A workout bench multiplies your exercise options. It turns your dumbbells into a full chest and back workout station. You can do incline presses, decline work, step-ups, and Bulgarian split squats.

Get a bench that folds up if space is tight. Make sure it adjusts to different angles. A flat-only bench limits what you can do.

Setting Up Your Space

You don’t need a huge area. A space big enough to do jumping jacks works fine. That’s roughly six feet by six feet. A spare bedroom corner, part of your garage, or even your living room can work.

Keep your equipment organized. Wall hooks hold resistance bands and your pull-up bar. A small bin stores smaller items. Good lighting helps too. Working out in a dark, dingy space kills motivation. Open the curtains or add a bright lamp.

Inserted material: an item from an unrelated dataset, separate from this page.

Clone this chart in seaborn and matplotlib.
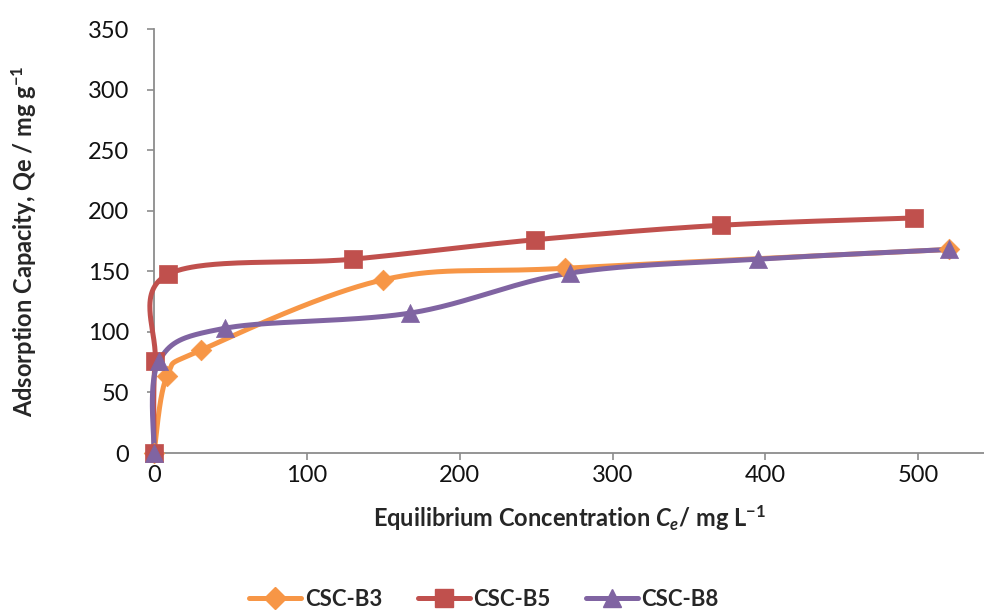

The key is keeping it simple and inviting. You want to walk into your space and feel ready to move, not overwhelmed by clutter.

What You DON’T Need Right Away

Forget the treadmill. Walking outside is free and probably more enjoyable. Skip the full power rack unless you’re seriously into heavy lifting. Avoid specialty machines that only do one exercise. And don’t buy equipment for workouts you might do someday. Buy for the workouts you’ll actually do this week.

Many people waste money trying to recreate a commercial gym at home. That’s not the goal. Your goal is having enough equipment to stay consistent. Less is often more when you’re starting out.

Start Small, Build Smart

Here’s your action plan. Start with adjustable dumbbells, resistance bands, and a mat. That’s it. Use them for a month. Once you know your workout routine and what you enjoy, add one more item. Maybe it’s the pull-up bar. Maybe it’s a kettlebell.

Building a home gym isn’t about having everything. It’s about having what you’ll actually use. The best equipment is the equipment that doesn’t collect dust. Focus on consistency over collection. Show up. Do the work. Results follow.

Your home gym doesn’t need to be perfect. It just needs to be ready when you are. Start with the basics today, and you’ll be amazed at what you can achieve with so little.